Negative work occurs when a force acts in the opposite direction of an object’s motion, removing energy from that object rather than adding it. In the standard physics equation W = Fd cos θ, work becomes negative whenever the angle between the force and the displacement exceeds 90 degrees, because the cosine of any angle between 90° and 180° is a negative number.
The Formula Behind Negative Work
Work in physics is calculated as W = Fd cos θ, where F is the magnitude of the force, d is the distance the object moves, and θ is the angle between the force vector and the direction of motion. Three outcomes are possible depending on that angle:
- Positive work: The angle is less than 90°. Force and motion point roughly the same way. The object gains energy.

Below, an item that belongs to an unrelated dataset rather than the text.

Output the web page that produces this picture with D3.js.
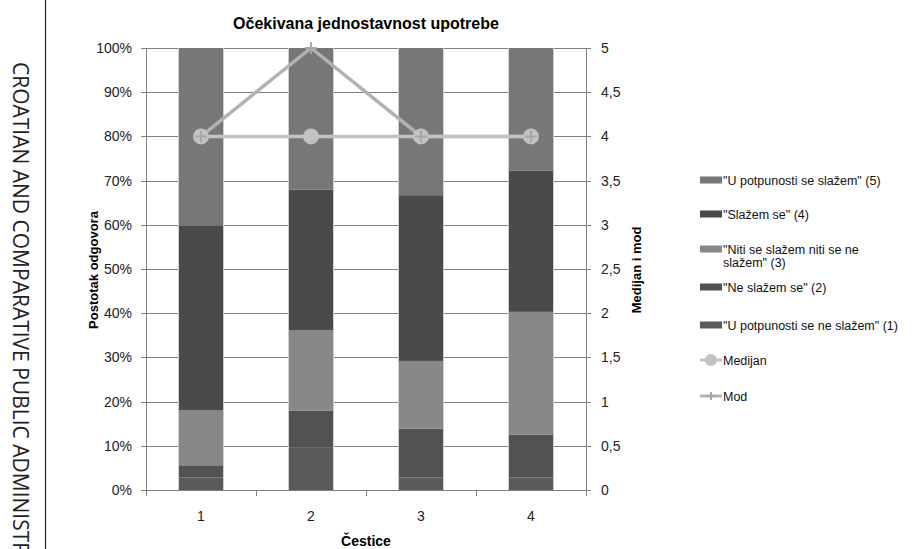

- Zero work: The angle is exactly 90°. The force is perpendicular to the motion. Think of carrying a briefcase across a level room: your upward lifting force does zero work because the briefcase moves horizontally, not vertically.
- Negative work: The angle is greater than 90° and up to 180°. The force opposes the motion, pulling energy out of the system.
The most extreme case is θ = 180°, where the force points directly opposite to the displacement. Since cos 180° = −1, the equation simplifies to W = −Fd. This is the maximum negative work a given force can do over a given distance.
What Negative Work Does to an Object’s Energy
The work-energy theorem ties this directly to speed. It states that the net work done on an object equals the change in its kinetic energy: W(net) = ½mv² − ½mv₀². When net work is negative, the right side of that equation is negative too, meaning the object’s final speed is lower than its initial speed. Negative work slows things down.
Friction is the classic example. When a package slides across a rough floor, friction pushes backward while the package moves forward, making the angle 180°. If friction exerts 5 newtons over 0.8 meters, the work it does is −4 joules. That energy doesn’t vanish. It converts to heat in the surfaces, which is why sliding objects warm up. Friction does negative work by stripping kinetic energy from the moving object and converting it into thermal energy.
Everyday Examples of Negative Work
Lowering a heavy box from a shelf is a straightforward case. Your hands push upward on the box, but the box moves downward. Force and displacement point in opposite directions, so your muscles do negative work on the box. Gravity, meanwhile, pushes downward in the same direction the box moves, so gravity does positive work. The two forces share the energy transfer in opposite ways.
Catching a ball works the same way. Your hand exerts a force backward on the ball while the ball is still traveling forward into your glove. The force opposes the motion, does negative work, and the ball decelerates to a stop.
Regenerative braking in electric and hybrid vehicles is a deliberate engineering application of negative work. When the driver brakes, the electric motor reverses its role and acts like a generator. Negative torque is applied to the drive wheels, opposing their rotation. Instead of converting kinetic energy into waste heat the way traditional brake pads do, the motor converts that kinetic energy into electrical energy and routes it back to the battery. That stored energy is then available for re-acceleration. The brake controller monitors wheel speed, determines the torque needed, and calculates how much excess energy can be recaptured as electricity.
Negative Work in the Human Body
Biomechanics uses the same concept under a different name: eccentric contraction. When a muscle lengthens under load rather than shortening, it absorbs energy from an external force. Walking downhill is a good example. Your quadriceps resist the pull of gravity by contracting while being stretched, absorbing the energy of your descending body weight. This process has been called “negative work” in exercise science since at least the 1950s, in contrast to concentric (shortening) contractions that produce “positive work.” It’s why walking downstairs feels easier in the moment but can leave your muscles more sore afterward: the muscle fibers absorb and dissipate energy rather than generating it.
Negative Work in Thermodynamics
In chemistry and thermodynamics, the sign of work depends on whether you’re tracking the system or its surroundings. The standard convention treats any energy entering the system as positive and any energy leaving the system as negative. So when a gas expands and pushes a piston outward, the system does work on its surroundings, and that work is negative from the system’s perspective because energy is leaving. When outside pressure compresses the gas, work is positive because energy flows into the system.
This can trip people up because it’s the reverse of what feels intuitive. In basic mechanics, you usually track the force doing the work. In thermodynamics, you track the system receiving or losing the energy. The physics is identical, but the bookkeeping flips the sign depending on your point of view.
Why the Sign Matters
Negative work isn’t a lesser or defective form of work. It describes a specific direction of energy transfer. Positive work adds energy to an object, speeding it up or lifting it higher. Negative work removes energy, slowing it down or lowering it. Every real-world process that decelerates something, from a parachute to a car’s brakes to your knees absorbing impact on a landing, involves negative work. The sign tells you which way the energy is flowing, and that distinction is the foundation for understanding everything from roller coasters to engine efficiency to muscle fatigue.